ANN: Silk - Link Discovery Framework Version 2.5 released

Hi all,

we are happy to announce version 2.5 of the Silk Link Discovery
Framework for the Web of Data.

The Silk framework is a tool for discovering relationships between
data items within different Linked Data sources. Data publishers can
use Silk to set RDF links from their data sources to other data
sources on the Web. Using the declarative Silk – Link Specification
Language (Silk-LSL), developers can specify the linkage rules data
items must fulfill in order to be interlinked. These linkage rules may
combine various similarity metrics and can take the graph around a
data item into account, which is addressed using an RDF path language.

Linkage rules can either be written manually or developed using the
Silk Workbench. The Silk Workbench, is a web application which guides
the user through the process of interlinking different data sources.

Version 2.5 includes the following additions to the last major release 2.4:

(1) Silk Workbench now includes a function to learn linkage rules from
the reference links. The learning function is based on genetic
programming and capable of learning complex linkage rules. Similar to
a genetic algorithm, genetic programming starts with a randomly
created population of linkage rules. From that starting point, the
algorithm iteratively transforms the population into a population with
better linkage rules by applying a number of genetic operators. As
soon as either a linkage rule with a full f-Measure has been found or
a specified maximum number of iterations is reached, the algorithm
stops and the user can select a linkage rule.

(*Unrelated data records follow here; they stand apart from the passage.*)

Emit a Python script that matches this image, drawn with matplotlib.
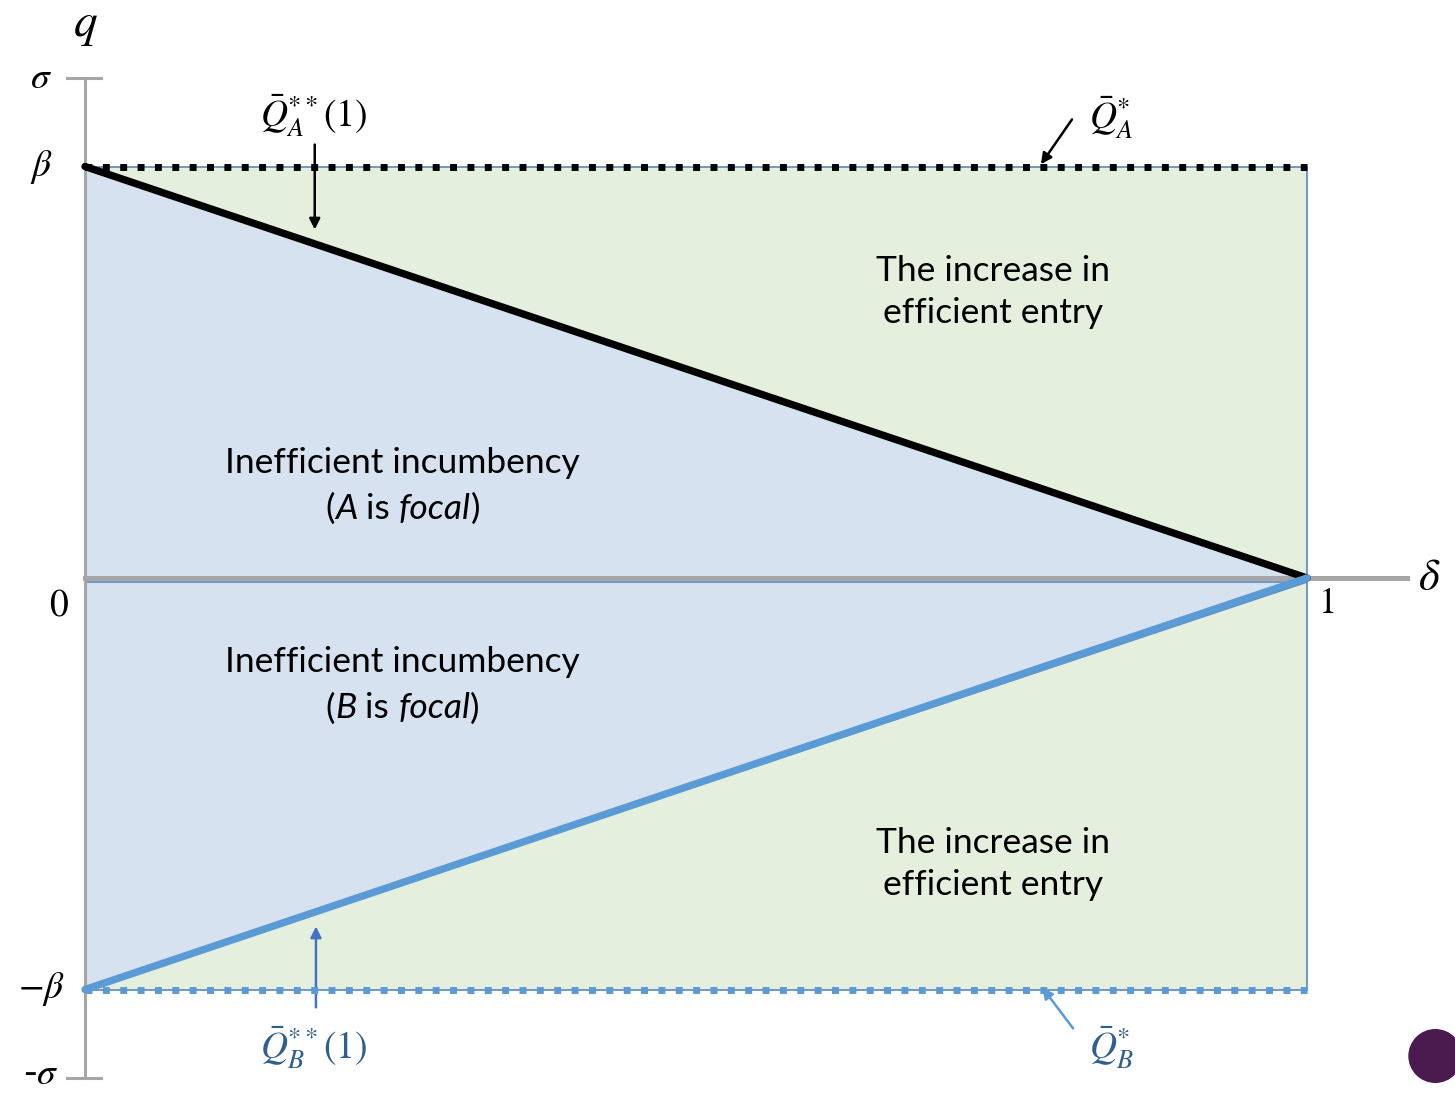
import matplotlib.pyplot as plt
from matplotlib.patches import Polygon, Ellipse

plt.rcParams['mathtext.fontset'] = 'stix'

# model values (beta normalised to 1)
beta = 1.0
sigma = 1.216
delta = [0, 1]
qa_star = [beta, beta]      # Q_A^*
qa_ss = [beta, 0]           # Q_A^**(1)
qb_ss = [-beta, 0]          # Q_B^**(1)
qb_star = [-beta, -beta]    # Q_B^*

tick_labels = [r'$\sigma$', r'$\beta$', '0', r'$-\beta$', r'-$\sigma$']

blue_fill = '#d6e2ef'
green_fill = '#e4f0dd'
edge_blue = '#5b87bd'
line_blue = '#5b9bd5'
dark_blue = '#2f5f8f'
axis_gray = '#a6a6a6'

# pixel layout: delta 0..1 -> x 85..1307, q 0 -> y 578, beta = 411.5 px
XS, YS = 1222.0, 411.5
fig = plt.figure(figsize=(14.55, 10.93), dpi=100)
ax = fig.add_axes([0, 0, 1, 1])
ax.set_xlim(-85 / XS, 1370 / XS)
ax.set_ylim(-515 / YS, 578 / YS)
ax.axis('off')

# shaded regions
gap = 4 / YS
ax.add_patch(Polygon([(delta[0], qa_star[0]), (delta[1], qa_star[1]), (delta[1], qa_ss[1])],
                     closed=True, fc=green_fill, ec=edge_blue, lw=1.2, zorder=1))
ax.add_patch(Polygon([(delta[0], qa_ss[0]), (delta[1], qa_ss[1]), (delta[0], 0)],
                     closed=True, fc=blue_fill, ec=edge_blue, lw=1.2, zorder=1))
ax.add_patch(Polygon([(delta[0], -gap), (delta[1], -gap), (delta[0], qb_ss[0])],
                     closed=True, fc=blue_fill, ec=edge_blue, lw=1.2, zorder=1))
ax.add_patch(Polygon([(delta[0], qb_star[0]), (delta[1], qb_star[1]), (delta[1], qb_ss[1] - gap)],
                     closed=True, fc=green_fill, ec=edge_blue, lw=1.2, zorder=1))

# axes
ax.plot([0, 0], [-sigma, sigma], color=axis_gray, lw=2.2, zorder=2)
ax.plot([-0.015, 0.013], [sigma, sigma], color=axis_gray, lw=2.2, zorder=2)
ax.plot([-0.015, 0.013], [-sigma, -sigma], color=axis_gray, lw=2.2, zorder=2)
ax.plot([0, 1.082], [0, 0], color=axis_gray, lw=3.6, zorder=2)

# thresholds
ax.plot(delta, qa_star, color='black', lw=5, ls=(0, (1, 1.5)), zorder=4)
ax.plot(delta, qa_ss, color='black', lw=5.3, solid_capstyle='round', zorder=4)
ax.plot(delta, qb_ss, color=line_blue, lw=5.3, solid_capstyle='round', zorder=4)
ax.plot(delta, qb_star, color=line_blue, lw=5, ls=(0, (1, 1.5)), zorder=4)

# axis labels
serif = 'STIXGeneral'
ax.text(0, 552 / YS, r'$q$', fontsize=34, ha='center', va='center')
ax.text(1.1, 0, r'$\delta$', fontsize=32, ha='center', va='center')
ax.text(1.01, -0.065, '1', family=serif, fontsize=26, ha='left', va='center')
ytick_pos = [sigma, beta, -0.07, -beta, -sigma + 0.01]
ytick_x = [-0.036, -0.036, -0.022, -0.036, -0.036]
for lab, yy, xx in zip(tick_labels, ytick_pos, ytick_x):
    fam = serif if lab == '0' else None
    ax.text(xx, yy, lab, fontsize=27, family=fam, ha='center', va='center')

# threshold labels and arrows
arrow_kw = dict(arrowstyle='-|>', lw=1.8, mutation_scale=16)
ax.text(0.187, 1.125, r'$\bar{Q}_A^{**}(1)$', fontsize=27, ha='center', va='center')
ax.annotate('', xy=(0.188, 0.84), xytext=(0.188, 1.06),
            arrowprops=dict(color='black', **arrow_kw))
ax.text(0.822, 1.12, r'$\bar{Q}_A^{*}$', fontsize=27, ha='left', va='center')
ax.annotate('', xy=(0.781, 1.0), xytext=(0.809, 1.12),
            arrowprops=dict(color='black', **arrow_kw))

ax.text(0.187, -1.14, r'$\bar{Q}_B^{**}(1)$', fontsize=27, color=dark_blue, ha='center', va='center')
ax.annotate('', xy=(0.189, -0.84), xytext=(0.189, -1.05),
            arrowprops=dict(color='#4472c4', **arrow_kw))
ax.text(0.822, -1.14, r'$\bar{Q}_B^{*}$', fontsize=27, color=dark_blue, ha='left', va='center')
ax.annotate('', xy=(0.782, -0.99), xytext=(0.81, -1.1),
            arrowprops=dict(color=line_blue, **arrow_kw))

# region labels
body = 'Lato'
fs = 25.5
for yy in (0.695, -0.695):
    ax.text(0.743, yy, 'The increase in\nefficient entry', family=body, fontsize=fs,
            ha='center', va='center', linespacing=1.4)
for yy in (0.28, -0.205):
    ax.text(0.26, yy, 'Inefficient incumbency', family=body, fontsize=fs,
            ha='center', va='center')

renderer = fig.canvas.get_renderer()


def mixed_line(xc, yy, pieces):
    # lay out (text, style) pieces side by side, centred on xc
    texts = [ax.text(0, yy, s, family=body, fontsize=fs, style=st, va='center', ha='left')
             for s, st in pieces]
    widths = [t.get_window_extent(renderer).width / XS for t in texts]
    x = xc - sum(widths) / 2
    for t, w in zip(texts, widths):
        t.set_x(x)
        x += w


mixed_line(0.26, 0.168, [('(', 'normal'), ('A', 'italic'), (' is ', 'normal'),
                          ('focal', 'italic'), (')', 'normal')])
mixed_line(0.26, -0.317, [('(', 'normal'), ('B', 'italic'), (' is ', 'normal'),
                           ('focal', 'italic'), (')', 'normal')])

# corner emblem
ax.add_patch(Ellipse((1.105, -478 / YS), 54 / XS, 54 / YS, fc='#4b1a4f', ec='none'))

fig.savefig('out.png', dpi=100)
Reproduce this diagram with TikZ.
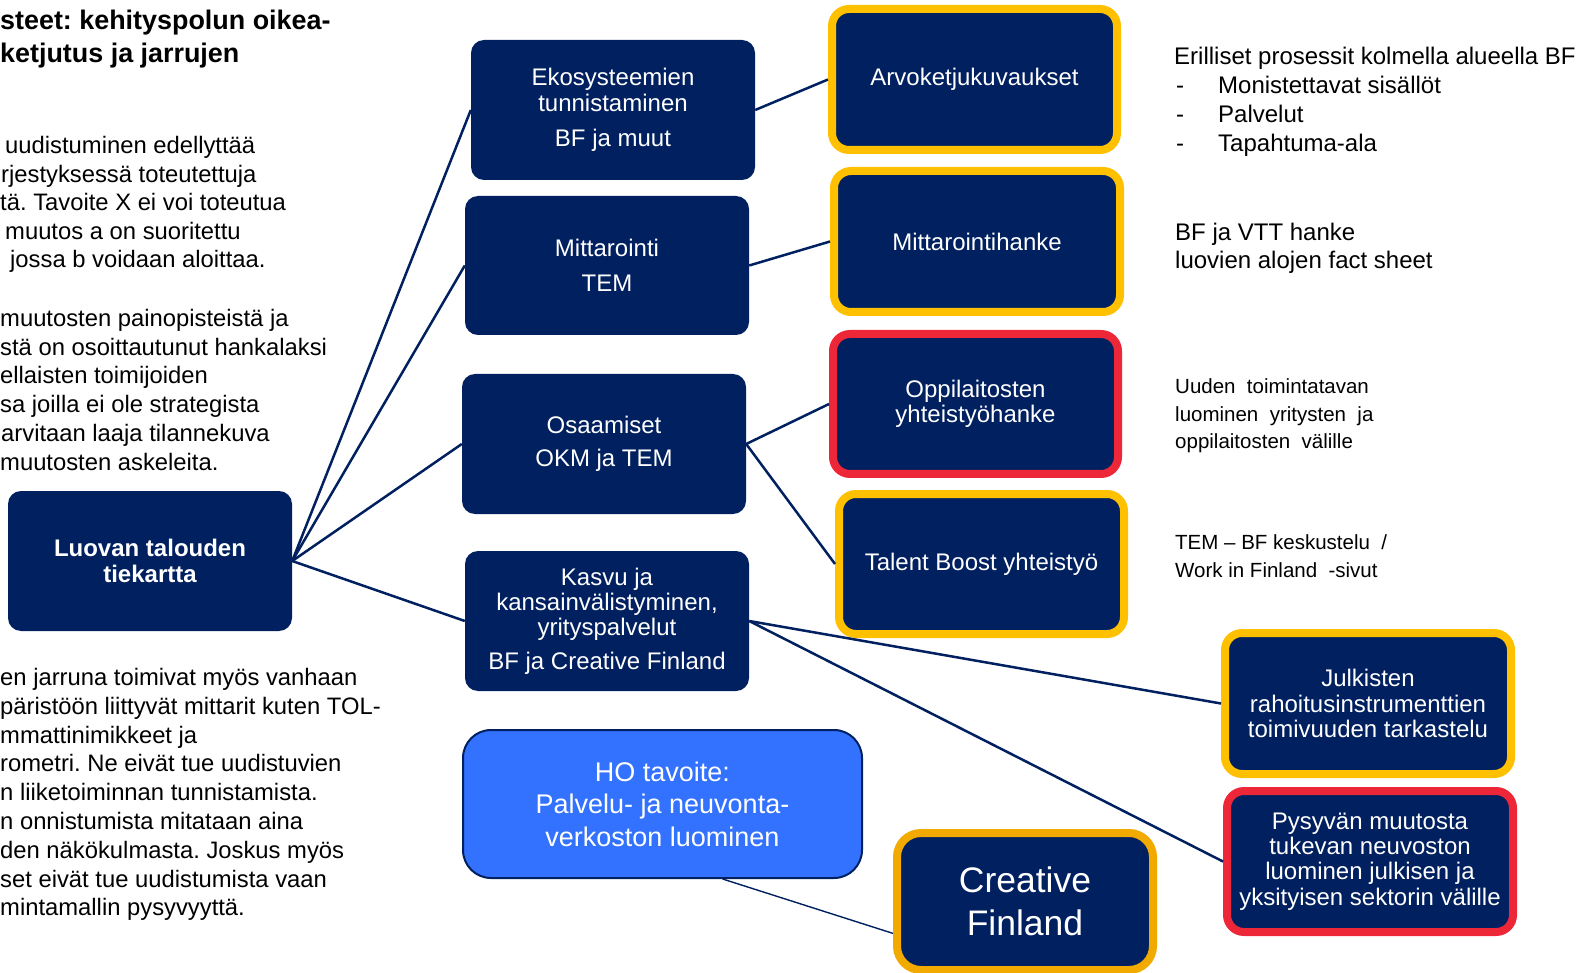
\documentclass[tikz,border=0pt]{standalone}
\usepackage{fontspec}
\setmainfont{Liberation Sans}
\usetikzlibrary{calc}
\definecolor{navy}{RGB}{0,32,96}
\definecolor{gold}{RGB}{255,192,0}
\definecolor{redb}{RGB}{237,39,56}
\definecolor{orangeb}{RGB}{242,169,0}
\definecolor{hoblue}{RGB}{51,114,255}
\frenchspacing
\begin{document}
\begin{tikzpicture}[x=1pt,y=-1pt,
  navybox/.style={fill=navy, draw=none, rounded corners=13pt, text=white, align=center,
    inner sep=0pt, minimum width=284pt, minimum height=140pt, font=\fontsize{24}{25.4}\selectfont},
  framed/.style={navybox, draw=#1, line width=8pt, rounded corners=17pt, minimum width=285pt, minimum height=141pt},
  link/.style={draw=navy, line width=2.5pt},
  para/.style={anchor=base west, inner sep=0pt, font=\fontsize{23.8}{28}\selectfont},
  side/.style={anchor=base west, inner sep=0pt, font=\fontsize{24}{28}\selectfont},
  small/.style={anchor=base west, inner sep=0pt, font=\fontsize{20.5}{27}\selectfont},
  ttl/.style={anchor=base west, inner sep=0pt, font=\fontsize{26.9}{33}\selectfont\bfseries},
]
\useasboundingbox (0,0) rectangle (1591,973);

% ---- left texts ----
\node[ttl] (t1) at (0,29.5) {steet: kehityspolun oikea-};
\node[ttl] (t2) at (0,63) {ketjutus ja jarrujen};

\foreach \t [count=\i] in {{\hspace{5pt}uudistuminen edellyttää},{\hspace{1pt}rjestyksessä toteutettuja},{tä. Tavoite X ei voi toteutua},{\hspace{5pt}muutos a on suoritettu},{\hspace{10pt}jossa b voidaan aloittaa.}}
  \node[para] (pa\i) at (0,{154+(\i-1)*28.4}) {\t};

\foreach \t [count=\i] in {{muutosten painopisteistä ja},{stä on osoittautunut hankalaksi},{ellaisten toimijoiden},{sa joilla ei ole strategista},{\hspace{1pt}arvitaan laaja tilannekuva},{muutosten askeleita.}}
  \node[para] (pb\i) at (0,{326.6+(\i-1)*28.7}) {\t};

\foreach \t [count=\i] in {{en jarruna toimivat myös vanhaan},{päristöön liittyvät mittarit kuten TOL-},{mmattinimikkeet ja},{rometri. Ne eivät tue uudistuvien},{n liiketoiminnan tunnistamista.},{n onnistumista mitataan aina},{den näkökulmasta. Joskus myös},{set eivät tue uudistumista vaan},{mintamallin pysyvyyttä.}}
  \node[para] (pc\i) at (0,{685.5+(\i-1)*28.8}) {\t};

% ---- right texts ----
\node[side] (r1) at (1174,65) {Erilliset prosessit kolmella alueella BF};
\foreach \t [count=\i] in {{Monistettavat sisällöt},{Palvelut},{Tapahtuma-ala}}{
  \node[side] (rd\i) at (1176,{94+(\i-1)*28.7}) {-};
  \node[side] (ri\i) at (1218,{94+(\i-1)*28.7}) {\t};
}
\node[side] (r2a) at (1175,240.5) {BF ja VTT hanke};
\node[side] (r2b) at (1175,269) {luovien alojen fact sheet};
\node[small] (r3a) at (1175,394) {Uuden\ \ toimintatavan};
\node[small] (r3b) at (1175,421.5) {luominen\ \ yritysten\ \ ja};
\node[small] (r3c) at (1175,449) {oppilaitosten\ \ välille};
\node[small] (r4a) at (1175,549.5) {TEM – BF keskustelu\ \ /};
\node[small] (r4b) at (1175,577) {Work in Finland\ \ -sivut};

% ---- boxes ----
\node[navybox, font=\fontsize{24}{25.4}\selectfont\bfseries] (hub) at (150,561) {Luovan talouden\\tiekartta};
\node[navybox] (eko) at (613,110) {Ekosysteemien\\tunnistaminen\\[10pt]BF ja muut};
\node[navybox, minimum height=139pt] (mit) at (607,265.5) {Mittarointi\\[9pt]TEM};
\node[navybox] (osa) at (604,444) {Osaamiset\\[8pt]OKM ja TEM};
\node[navybox] (kas) at (607,621) {Kasvu ja\\kansainvälistyminen,\\yrityspalvelut\\[8pt]BF ja Creative Finland};
\node[navybox, fill=hoblue, draw=navy, line width=2pt, rounded corners=28pt,
  minimum width=399pt, minimum height=148pt, font=\fontsize{27}{32.5}\selectfont] (ho) at (662.5,804)
  {HO tavoite:\\Palvelu- ja neuvonta-\\verkoston luominen};

\node[framed=gold] (arv) at (974.5,79.5) {Arvoketjukuvaukset};
\node[framed=gold, minimum width=286pt] (mth) at (977,241.5) {Mittarointihanke};
\node[framed=redb, minimum height=140pt] (opp) at (975.5,404) {Oppilaitosten\\yhteistyöhanke};
\node[framed=gold, minimum height=140pt] (tal) at (981.5,564) {Talent Boost yhteistyö};
\node[framed=gold, minimum width=286pt] (jul) at (1368,703.5) {Julkisten\\rahoitusinstrumenttien\\toimivuuden tarkastelu};
\node[framed=redb, minimum width=286pt] (pys) at (1370,861.5) {Pysyvän muutosta\\tukevan neuvoston\\luominen julkisen ja\\yksityisen sektorin välille};
\node[framed=orangeb, minimum width=256pt, minimum height=137pt, rounded corners=24pt,
  font=\fontsize{35.5}{42.6}\selectfont] (cf) at (1025,901.5) {Creative\\Finland};

% ---- connectors ----
\draw[link] (hub.east) -- (eko.west);
\draw[link] (hub.east) -- (mit.west);
\draw[link] (hub.east) -- (osa.west);
\draw[link] (hub.east) -- (kas.west);
\draw[link] (eko.east) -- (arv.west);
\draw[link] (mit.east) -- (mth.west);
\draw[link] (osa.east) -- (opp.west);
\draw[link] (osa.east) -- (tal.west);
\draw[link] (kas.east) -- (jul.west);
\draw[link] (kas.east) -- (pys.west);
\draw[draw=navy, line width=1.4pt] ($(ho.south west)!0.65!(ho.south east)$) -- ($(cf.north west)!0.72!(cf.south west)$);
\end{tikzpicture}
\end{document}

(2) A new sampling tab allows for fast creation of the reference link
set. It can be used to bootstrap the learning algorithm by generating
a number of links which are then rated by the user either as correct
or incorrect. In this way positive and negative reference links are
defined which in turn can be used to learn a linkage rule. If a
previous learning run has already been executed, the sampling tries to
generate links which contain features which are not yet covered by the
current reference link set.

(2) The new help sidebar provides the user with a general description
of the current tab as well as with suggestions for the next steps in
the linking process. As new users are usually not familiar with the
steps involved in interlinking two data sources, the help sidebar
currently provides basic guidance to the user and will be extended in
future versions.

(3) Introducing per-comparison thresholds:
- On popular request, thresholds can now be specified on each comparison.
- Backwards-compatible: Link specifications using a global threshold
can still be executed.

(4) New distance measures:
- Jaccard Similarity
- Dice’s coefficient
- DateTime Similarity
- Tokenwise Similarity, contributed by Florian Kleedorfer, Research
Studios Austria

(5) New data transformations:
- RemoveEmptyValues
- Tokenizer
- Merge Values of multiple inputs

(6) New DataSources and Outputs
- In addition to reading from SPARQL endpoints, Silk now also supports
reading from RDF dumps in all common formats. Currently the data set
is held in memory and it is not available in the Workbench yet, but
future versions will improve this.
- New SPARQL/Update Output: In addition to writing the links to a
file, Silk now also supports writing directly to a triple store using
SPARQL/Update.

(7) Various improvements and bugfixes

---------------------------------------------------------------------------------

More information about the Silk Link Discovery Framework is available at:

http://www4.wiwiss.fu-berlin.de/bizer/silk/

The Silk framework is provided under the terms of the Apache License,
Version 2.0 and can be downloaded from:

http://www4.wiwiss.fu-berlin.de/bizer/silk/releases/

The development of Silk was supported by Vulcan Inc. as part of its
Project Halo (www.projecthalo.com) and by the EU FP7 project
LOD2-Creating Knowledge out of Interlinked Data (http://lod2.eu/, Ref.
No. 257943).

Thanks to Christian Becker, Michal Murawicki and Andrea Matteini for
contributing to the Silk Workbench.

Happy linking,

Robert Isele, Anja Jentzsch and Chris Bizer

Received on Monday, 3 October 2011 13:19:38 UTC